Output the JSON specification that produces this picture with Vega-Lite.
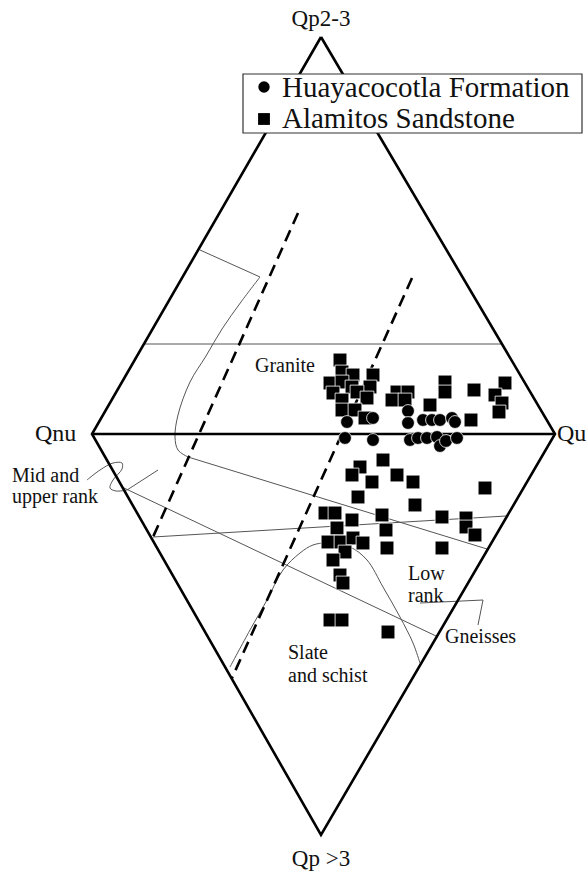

******************************

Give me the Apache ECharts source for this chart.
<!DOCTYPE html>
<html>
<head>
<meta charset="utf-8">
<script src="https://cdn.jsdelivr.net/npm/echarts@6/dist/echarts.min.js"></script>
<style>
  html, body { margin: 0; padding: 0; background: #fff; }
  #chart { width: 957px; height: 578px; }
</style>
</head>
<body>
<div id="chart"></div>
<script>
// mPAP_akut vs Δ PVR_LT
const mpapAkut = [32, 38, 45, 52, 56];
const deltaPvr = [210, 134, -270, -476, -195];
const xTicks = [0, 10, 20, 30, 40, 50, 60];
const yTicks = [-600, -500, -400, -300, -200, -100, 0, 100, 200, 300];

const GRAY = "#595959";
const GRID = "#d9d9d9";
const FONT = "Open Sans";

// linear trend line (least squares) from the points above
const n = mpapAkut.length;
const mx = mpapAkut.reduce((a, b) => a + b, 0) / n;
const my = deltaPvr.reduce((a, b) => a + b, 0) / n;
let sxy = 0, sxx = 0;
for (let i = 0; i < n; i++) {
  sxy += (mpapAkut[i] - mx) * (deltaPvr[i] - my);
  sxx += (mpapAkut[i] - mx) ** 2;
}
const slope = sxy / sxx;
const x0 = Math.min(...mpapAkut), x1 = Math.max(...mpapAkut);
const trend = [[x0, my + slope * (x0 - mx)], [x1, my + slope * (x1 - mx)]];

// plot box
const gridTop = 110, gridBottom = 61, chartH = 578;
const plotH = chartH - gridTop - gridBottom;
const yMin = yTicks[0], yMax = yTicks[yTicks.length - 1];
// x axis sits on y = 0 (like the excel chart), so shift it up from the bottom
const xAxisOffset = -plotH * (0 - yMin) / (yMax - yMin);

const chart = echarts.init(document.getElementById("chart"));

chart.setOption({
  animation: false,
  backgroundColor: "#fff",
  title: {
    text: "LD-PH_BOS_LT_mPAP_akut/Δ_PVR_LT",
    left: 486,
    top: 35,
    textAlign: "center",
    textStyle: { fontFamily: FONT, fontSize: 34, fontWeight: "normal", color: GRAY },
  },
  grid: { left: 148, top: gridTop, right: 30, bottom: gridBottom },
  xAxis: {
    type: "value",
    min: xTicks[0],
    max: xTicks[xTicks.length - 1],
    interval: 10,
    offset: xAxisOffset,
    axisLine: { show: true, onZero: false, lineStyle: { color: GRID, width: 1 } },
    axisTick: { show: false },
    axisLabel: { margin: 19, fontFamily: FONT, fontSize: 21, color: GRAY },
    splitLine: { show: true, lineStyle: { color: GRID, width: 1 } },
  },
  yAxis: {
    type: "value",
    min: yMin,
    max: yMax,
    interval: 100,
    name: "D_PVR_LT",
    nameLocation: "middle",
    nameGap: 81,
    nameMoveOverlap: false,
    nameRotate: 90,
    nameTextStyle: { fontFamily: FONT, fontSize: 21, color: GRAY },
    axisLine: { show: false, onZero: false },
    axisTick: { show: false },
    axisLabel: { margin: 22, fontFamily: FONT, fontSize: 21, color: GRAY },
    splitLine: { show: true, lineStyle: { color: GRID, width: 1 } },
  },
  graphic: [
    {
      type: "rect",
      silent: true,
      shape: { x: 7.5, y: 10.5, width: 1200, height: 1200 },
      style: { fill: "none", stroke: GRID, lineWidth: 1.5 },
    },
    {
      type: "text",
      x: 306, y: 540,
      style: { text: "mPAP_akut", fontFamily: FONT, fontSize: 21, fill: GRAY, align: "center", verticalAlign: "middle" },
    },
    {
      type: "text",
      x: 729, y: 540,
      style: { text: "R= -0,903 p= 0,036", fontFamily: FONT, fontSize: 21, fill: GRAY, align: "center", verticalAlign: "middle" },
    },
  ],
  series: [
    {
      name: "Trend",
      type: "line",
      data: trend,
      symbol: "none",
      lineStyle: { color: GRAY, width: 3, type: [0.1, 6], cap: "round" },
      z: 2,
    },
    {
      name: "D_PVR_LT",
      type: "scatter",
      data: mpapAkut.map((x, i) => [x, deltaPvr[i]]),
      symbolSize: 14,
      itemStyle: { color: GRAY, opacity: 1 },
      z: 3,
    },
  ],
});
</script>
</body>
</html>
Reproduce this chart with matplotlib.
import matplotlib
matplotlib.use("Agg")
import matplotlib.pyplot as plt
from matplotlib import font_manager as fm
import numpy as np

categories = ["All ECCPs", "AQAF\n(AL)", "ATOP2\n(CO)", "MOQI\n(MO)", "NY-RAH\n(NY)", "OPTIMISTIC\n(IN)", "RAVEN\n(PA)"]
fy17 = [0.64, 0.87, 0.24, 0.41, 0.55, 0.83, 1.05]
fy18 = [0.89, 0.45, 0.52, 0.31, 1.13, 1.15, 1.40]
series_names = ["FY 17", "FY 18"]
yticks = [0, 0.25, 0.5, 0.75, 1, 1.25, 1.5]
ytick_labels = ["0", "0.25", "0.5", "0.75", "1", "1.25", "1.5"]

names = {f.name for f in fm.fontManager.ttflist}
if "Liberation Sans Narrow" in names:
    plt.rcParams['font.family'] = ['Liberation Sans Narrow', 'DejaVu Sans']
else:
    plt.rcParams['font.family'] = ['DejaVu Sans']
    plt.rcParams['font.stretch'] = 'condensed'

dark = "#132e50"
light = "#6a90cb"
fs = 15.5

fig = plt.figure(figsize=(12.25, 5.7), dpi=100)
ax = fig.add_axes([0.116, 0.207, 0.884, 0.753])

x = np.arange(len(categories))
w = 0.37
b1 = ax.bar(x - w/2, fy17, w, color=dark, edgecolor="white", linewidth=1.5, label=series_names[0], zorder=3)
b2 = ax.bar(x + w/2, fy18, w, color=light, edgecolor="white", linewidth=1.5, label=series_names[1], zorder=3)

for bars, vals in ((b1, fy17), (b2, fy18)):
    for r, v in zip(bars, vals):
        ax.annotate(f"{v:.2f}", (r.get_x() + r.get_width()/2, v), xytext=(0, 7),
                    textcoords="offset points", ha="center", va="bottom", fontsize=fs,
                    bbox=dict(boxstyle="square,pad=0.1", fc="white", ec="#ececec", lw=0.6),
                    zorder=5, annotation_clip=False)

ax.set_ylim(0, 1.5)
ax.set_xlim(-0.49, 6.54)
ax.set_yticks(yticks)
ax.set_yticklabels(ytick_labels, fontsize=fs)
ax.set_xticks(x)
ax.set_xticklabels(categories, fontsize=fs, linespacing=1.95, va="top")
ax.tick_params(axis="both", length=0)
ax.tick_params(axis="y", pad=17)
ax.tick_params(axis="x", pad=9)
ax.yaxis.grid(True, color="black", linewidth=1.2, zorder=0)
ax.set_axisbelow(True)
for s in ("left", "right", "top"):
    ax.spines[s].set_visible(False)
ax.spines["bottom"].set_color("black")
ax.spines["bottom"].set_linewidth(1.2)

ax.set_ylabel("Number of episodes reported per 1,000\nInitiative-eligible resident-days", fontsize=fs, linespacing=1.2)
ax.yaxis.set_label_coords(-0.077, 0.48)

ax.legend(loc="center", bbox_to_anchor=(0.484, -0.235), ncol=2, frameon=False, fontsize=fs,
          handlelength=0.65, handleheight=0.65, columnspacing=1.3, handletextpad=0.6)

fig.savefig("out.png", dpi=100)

******************************

• **What to produce**: Filter lines by "this" and return each hit.

• **Solved exercise**:
Output the JSON specification that produces this picture with Vega-Lite.
Give me the Apache ECharts source for this chart.
Reproduce this chart with matplotlib.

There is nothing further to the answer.